In new versions of Nvidia drivers, you have to lock the registry key. To open Registry Editor, press WIN+R, then type regedit and press ENTER. Locking a key will require you to right click on it, select Permissions, Advanced, Disable inheritance , confirming disabling of inheritance, going back to Permissions window, and finally ticking Deny boxes for all users and groups that can be ticked and confirming it with a click on OK button. Note that there might be a need to change values of "LeftAnaglyphFilter" "RightAnaglyphFilter" as well. If you want to make any changes, you need to unlock registry key by unticking those deny boxes or enabling inheritance. If you are having problems with enabling 3D Vision in the first place, because setup wizard in NVIDIA Control Panel is crashing, you need to change “StereoVisionConfirmed” to “1” in “HKLM\SOFTWARE\WOW6432Node\NVIDIA Corporation\Global\Stereo3D\”. This will enable 3D Vision in Discover mode. Unfortunately, Nvidia stopped supporting 3D Vision, so newest driver version that can be used is 425.31, but if you really want to use newer version you may try this.
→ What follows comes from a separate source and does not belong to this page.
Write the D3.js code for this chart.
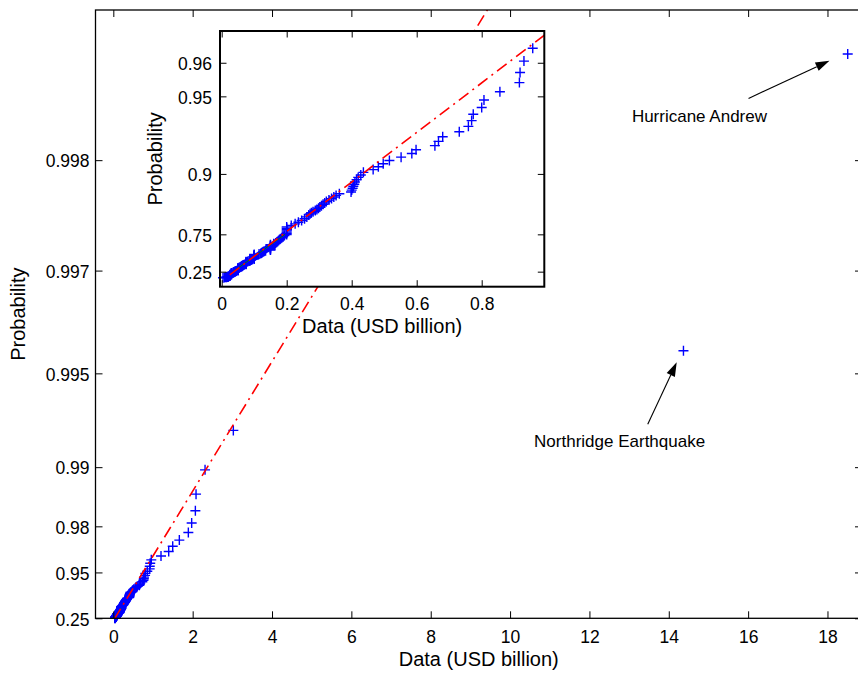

There are other ways to get 3D games. You can try SuperDepth3D, a ReShade post-process shader. GZ3Doom (ViveDoom) natively supports 3D and can be played without any special software. Windows versions of Rise of the Tomb Raider and Shadow of the Tomb Raider have native support for Side by Side 3D.
Alternatively you may also use Xbox 360, which supports VGA output and has a few games that support 3D in Top – Botom or Side by Side. Here you can find a list of Xbox 360 games that support 3D (although there are some mistakes in this list, for example a copy of Halo: Combat Evolved Anniversary that I tested does not support Top-Bottom, neither SBS).
Of course you can also find movies in Top – Bottom or Side By Side format and play them on wide variety of hardware.
In the gallery you can find following games:
- James Cameron's Avatar: The Game, SBS, Xbox 360
- Gears of War 3, SBS, Xbox 360
- The Witcher 3: Wild Hunt, TB, PC
- Rise of the Tomb Raider, SBS (device is set to MODE 3: FREE FLOATING OBJECTS), PC
Step 6: Design Overview
VGA signal has 3 component colors: Red, Green and Blue. Each of them is send through separate wire, with intensity of component color coded into voltage level that can vary between 0V and 0.7V . AODMoST 32 draws objects (overlay) by replacing color signal generated by video card with voltage level provided by transistors Q1-Q3 in emitter follower configuration, that convert impedance of voltage on a 2k7 resistor – 1k trimpot voltage divider. Switching of signals is done by STMAV340 analog multiplexer/demultiplexer.
Timing of this switching is kept by advanced-control timer (TIM1) of MCU, which uses all four of its Compare Registers to drive the outputs. State of those outputs is then processed by 3 fast NAND gates. It work like this: HSync pulse reset timers Counter. Compare 1 Register controls when to start drawing first object in a line, Compare 2 Register when to stop it. Compare 3 Register controls when to start drawing second object in a line, Compare 4 Register when to stop it. When third object is needed, Compare Registers 1 and 2 are used again. NAND gates are connected in such a way that they send signal to the multiplexer that replaces original video, when pair of Compare channels tells it that object drawing has started, but is not finished yet.
Horizontal and vertical synchronization pulses vary in voltage level between 0V and 5V and wires that carry them are directly connected to STM32F103C8T6 5V tolerant interrupt pins configured as high impedance inputs.
Device consumes approximately 75 mA.